> _Description of the task_
Go through the records and copy each line where the word "this" occurs.
BEGIN Extracted records
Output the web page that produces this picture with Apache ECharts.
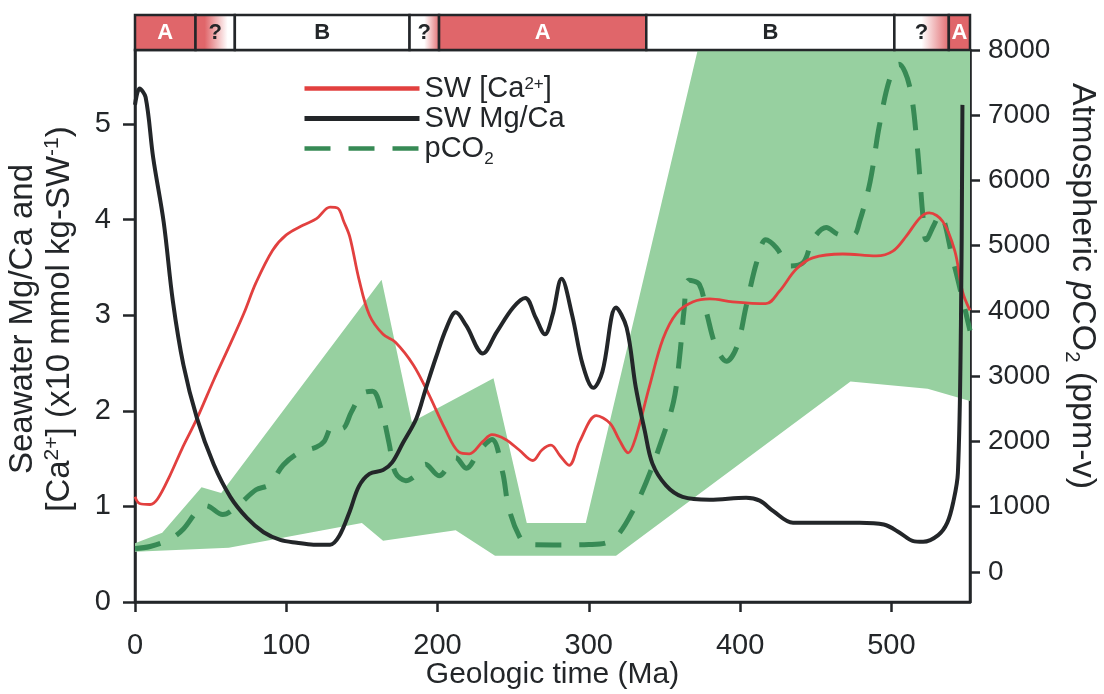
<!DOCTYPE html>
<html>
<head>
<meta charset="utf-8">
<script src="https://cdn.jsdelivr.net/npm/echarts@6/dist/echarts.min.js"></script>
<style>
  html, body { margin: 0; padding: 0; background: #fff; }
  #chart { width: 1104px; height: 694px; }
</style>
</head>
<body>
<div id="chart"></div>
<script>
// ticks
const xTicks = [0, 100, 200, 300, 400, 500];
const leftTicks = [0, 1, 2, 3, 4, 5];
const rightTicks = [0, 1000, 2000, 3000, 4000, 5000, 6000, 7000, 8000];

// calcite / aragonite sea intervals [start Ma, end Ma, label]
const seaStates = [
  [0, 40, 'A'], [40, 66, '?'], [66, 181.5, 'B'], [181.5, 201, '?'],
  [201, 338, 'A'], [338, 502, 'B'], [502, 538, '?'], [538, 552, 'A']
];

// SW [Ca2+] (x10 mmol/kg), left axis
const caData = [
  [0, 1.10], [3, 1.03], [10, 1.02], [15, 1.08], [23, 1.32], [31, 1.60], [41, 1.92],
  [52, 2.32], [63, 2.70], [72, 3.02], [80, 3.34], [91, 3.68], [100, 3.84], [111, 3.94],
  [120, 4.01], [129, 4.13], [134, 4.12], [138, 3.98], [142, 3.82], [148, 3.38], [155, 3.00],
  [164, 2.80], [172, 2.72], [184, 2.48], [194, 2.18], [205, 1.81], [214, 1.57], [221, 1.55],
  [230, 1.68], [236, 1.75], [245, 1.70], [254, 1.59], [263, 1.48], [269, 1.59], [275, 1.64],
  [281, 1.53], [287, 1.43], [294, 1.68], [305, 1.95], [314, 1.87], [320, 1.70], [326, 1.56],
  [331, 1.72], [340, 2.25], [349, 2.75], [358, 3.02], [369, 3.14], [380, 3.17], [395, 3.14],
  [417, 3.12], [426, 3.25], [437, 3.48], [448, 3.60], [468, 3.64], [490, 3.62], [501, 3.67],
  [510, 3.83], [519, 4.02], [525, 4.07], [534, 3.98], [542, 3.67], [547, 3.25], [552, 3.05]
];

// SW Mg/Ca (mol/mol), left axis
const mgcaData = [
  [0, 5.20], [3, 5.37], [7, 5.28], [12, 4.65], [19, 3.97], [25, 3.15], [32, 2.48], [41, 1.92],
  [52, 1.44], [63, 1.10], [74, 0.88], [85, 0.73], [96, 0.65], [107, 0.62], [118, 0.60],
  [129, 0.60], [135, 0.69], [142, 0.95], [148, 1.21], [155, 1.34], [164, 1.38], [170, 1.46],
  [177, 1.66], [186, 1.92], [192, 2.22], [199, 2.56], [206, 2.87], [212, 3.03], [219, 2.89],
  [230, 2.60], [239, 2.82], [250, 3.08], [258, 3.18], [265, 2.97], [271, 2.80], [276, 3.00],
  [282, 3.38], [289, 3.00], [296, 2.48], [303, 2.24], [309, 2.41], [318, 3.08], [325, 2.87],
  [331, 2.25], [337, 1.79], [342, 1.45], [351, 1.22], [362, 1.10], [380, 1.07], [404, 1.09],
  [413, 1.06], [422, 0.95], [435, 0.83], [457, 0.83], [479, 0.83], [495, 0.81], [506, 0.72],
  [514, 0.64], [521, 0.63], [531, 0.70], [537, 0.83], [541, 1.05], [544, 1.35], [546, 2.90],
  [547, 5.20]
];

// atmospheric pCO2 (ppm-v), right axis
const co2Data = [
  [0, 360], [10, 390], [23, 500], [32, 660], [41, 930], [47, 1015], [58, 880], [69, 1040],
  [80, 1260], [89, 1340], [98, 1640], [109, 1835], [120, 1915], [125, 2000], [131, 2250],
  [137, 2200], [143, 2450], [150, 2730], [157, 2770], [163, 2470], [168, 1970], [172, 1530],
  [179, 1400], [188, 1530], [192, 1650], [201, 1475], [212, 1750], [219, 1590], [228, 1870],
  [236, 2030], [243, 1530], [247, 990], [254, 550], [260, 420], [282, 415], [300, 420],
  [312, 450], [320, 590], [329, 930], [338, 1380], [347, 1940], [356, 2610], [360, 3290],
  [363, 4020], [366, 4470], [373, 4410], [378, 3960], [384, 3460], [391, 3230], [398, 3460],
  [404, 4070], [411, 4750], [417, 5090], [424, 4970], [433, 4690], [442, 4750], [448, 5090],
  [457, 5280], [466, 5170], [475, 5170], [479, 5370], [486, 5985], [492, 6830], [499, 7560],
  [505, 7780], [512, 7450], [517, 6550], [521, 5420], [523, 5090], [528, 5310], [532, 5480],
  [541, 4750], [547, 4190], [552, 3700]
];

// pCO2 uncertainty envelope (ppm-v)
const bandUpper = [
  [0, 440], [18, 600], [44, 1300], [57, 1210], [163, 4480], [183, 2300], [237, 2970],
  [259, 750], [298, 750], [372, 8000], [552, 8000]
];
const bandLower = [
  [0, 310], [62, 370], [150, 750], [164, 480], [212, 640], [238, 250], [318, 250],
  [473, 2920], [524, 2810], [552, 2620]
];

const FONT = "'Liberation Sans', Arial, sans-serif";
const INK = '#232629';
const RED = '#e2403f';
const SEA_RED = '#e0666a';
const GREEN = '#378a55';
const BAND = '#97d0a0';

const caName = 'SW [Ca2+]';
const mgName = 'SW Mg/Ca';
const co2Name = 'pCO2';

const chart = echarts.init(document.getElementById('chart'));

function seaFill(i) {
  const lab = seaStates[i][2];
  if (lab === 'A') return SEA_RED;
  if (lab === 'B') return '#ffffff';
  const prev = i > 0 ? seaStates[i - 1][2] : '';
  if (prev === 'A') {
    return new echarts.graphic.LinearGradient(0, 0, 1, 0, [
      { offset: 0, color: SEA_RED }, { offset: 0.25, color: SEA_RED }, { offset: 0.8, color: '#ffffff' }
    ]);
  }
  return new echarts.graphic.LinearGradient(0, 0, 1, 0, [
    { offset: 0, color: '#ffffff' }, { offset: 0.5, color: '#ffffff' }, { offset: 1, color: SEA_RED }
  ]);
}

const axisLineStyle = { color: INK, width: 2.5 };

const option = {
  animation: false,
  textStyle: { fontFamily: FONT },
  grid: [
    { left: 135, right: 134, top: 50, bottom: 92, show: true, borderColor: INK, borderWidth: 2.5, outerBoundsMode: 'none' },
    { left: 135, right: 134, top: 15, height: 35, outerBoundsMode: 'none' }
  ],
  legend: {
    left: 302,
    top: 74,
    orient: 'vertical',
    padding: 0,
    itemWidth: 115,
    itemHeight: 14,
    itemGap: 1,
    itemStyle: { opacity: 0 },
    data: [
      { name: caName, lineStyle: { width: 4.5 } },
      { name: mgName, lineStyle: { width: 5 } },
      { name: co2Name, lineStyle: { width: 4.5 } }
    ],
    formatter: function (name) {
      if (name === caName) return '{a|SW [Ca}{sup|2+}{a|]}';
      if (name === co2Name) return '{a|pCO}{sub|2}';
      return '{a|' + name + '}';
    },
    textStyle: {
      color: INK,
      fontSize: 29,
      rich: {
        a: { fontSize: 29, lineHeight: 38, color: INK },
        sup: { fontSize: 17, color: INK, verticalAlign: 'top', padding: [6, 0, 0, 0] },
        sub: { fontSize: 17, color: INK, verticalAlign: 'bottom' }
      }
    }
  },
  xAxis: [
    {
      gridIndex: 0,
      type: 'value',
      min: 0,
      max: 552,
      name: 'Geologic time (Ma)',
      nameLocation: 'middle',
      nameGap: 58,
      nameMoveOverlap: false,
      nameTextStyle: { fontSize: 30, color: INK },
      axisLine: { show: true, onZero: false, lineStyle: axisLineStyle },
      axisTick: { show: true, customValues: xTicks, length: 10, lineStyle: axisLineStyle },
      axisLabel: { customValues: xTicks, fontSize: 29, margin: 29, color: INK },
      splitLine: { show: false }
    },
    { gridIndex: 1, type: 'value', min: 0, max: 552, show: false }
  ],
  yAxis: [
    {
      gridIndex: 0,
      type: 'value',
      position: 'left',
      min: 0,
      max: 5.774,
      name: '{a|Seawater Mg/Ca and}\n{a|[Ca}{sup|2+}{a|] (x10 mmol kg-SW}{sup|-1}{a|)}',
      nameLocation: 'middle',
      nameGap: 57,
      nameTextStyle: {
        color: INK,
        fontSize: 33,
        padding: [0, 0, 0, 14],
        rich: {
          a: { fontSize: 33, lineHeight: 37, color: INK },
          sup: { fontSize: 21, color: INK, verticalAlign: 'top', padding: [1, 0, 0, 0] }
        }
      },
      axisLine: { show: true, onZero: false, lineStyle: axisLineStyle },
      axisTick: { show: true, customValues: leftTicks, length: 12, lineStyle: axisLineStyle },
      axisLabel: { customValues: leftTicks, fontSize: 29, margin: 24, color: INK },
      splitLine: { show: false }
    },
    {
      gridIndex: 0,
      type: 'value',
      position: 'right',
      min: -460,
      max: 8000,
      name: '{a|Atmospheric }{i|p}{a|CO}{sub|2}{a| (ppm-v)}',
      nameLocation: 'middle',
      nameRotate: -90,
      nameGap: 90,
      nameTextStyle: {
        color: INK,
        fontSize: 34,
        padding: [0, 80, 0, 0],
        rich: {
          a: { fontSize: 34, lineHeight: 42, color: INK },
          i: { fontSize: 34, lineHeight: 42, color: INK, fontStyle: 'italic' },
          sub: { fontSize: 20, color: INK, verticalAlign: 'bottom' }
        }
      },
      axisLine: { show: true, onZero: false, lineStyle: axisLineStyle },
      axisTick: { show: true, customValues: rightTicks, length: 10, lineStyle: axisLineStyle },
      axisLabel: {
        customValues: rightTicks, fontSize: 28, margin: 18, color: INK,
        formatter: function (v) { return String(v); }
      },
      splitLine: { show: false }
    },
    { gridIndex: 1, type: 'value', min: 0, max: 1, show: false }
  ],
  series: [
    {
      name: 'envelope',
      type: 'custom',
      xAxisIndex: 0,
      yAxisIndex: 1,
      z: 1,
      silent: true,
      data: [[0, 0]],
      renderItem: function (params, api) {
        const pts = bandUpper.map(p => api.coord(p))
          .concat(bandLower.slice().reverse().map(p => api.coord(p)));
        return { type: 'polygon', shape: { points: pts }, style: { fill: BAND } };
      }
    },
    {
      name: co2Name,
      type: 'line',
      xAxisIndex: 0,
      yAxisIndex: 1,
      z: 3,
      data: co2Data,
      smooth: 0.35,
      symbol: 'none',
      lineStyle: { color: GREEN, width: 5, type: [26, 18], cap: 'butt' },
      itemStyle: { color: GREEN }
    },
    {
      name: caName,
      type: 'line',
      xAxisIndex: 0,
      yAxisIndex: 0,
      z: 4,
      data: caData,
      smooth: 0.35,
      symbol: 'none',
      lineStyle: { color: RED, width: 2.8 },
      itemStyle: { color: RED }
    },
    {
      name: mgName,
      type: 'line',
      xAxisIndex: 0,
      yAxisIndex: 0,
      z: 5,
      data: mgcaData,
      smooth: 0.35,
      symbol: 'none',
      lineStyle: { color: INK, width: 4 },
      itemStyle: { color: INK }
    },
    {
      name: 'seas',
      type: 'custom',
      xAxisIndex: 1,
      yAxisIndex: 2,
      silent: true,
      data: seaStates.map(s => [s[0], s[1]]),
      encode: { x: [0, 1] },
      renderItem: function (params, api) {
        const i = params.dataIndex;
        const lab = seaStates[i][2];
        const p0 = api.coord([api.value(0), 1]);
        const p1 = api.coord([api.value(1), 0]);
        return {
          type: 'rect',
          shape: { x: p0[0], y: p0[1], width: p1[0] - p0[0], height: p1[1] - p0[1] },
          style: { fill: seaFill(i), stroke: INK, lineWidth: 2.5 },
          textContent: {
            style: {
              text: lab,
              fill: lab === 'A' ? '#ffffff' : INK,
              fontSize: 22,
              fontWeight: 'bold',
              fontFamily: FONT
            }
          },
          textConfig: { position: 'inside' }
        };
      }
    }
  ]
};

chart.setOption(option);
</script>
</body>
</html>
END Extracted records
BEGIN Extracted records
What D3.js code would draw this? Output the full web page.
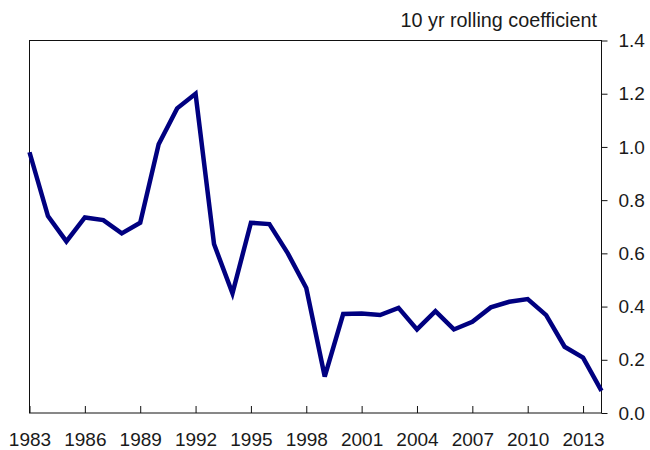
END Extracted records
> _The reply_
Output the web page that produces this picture with Apache ECharts.
What D3.js code would draw this? Output the full web page.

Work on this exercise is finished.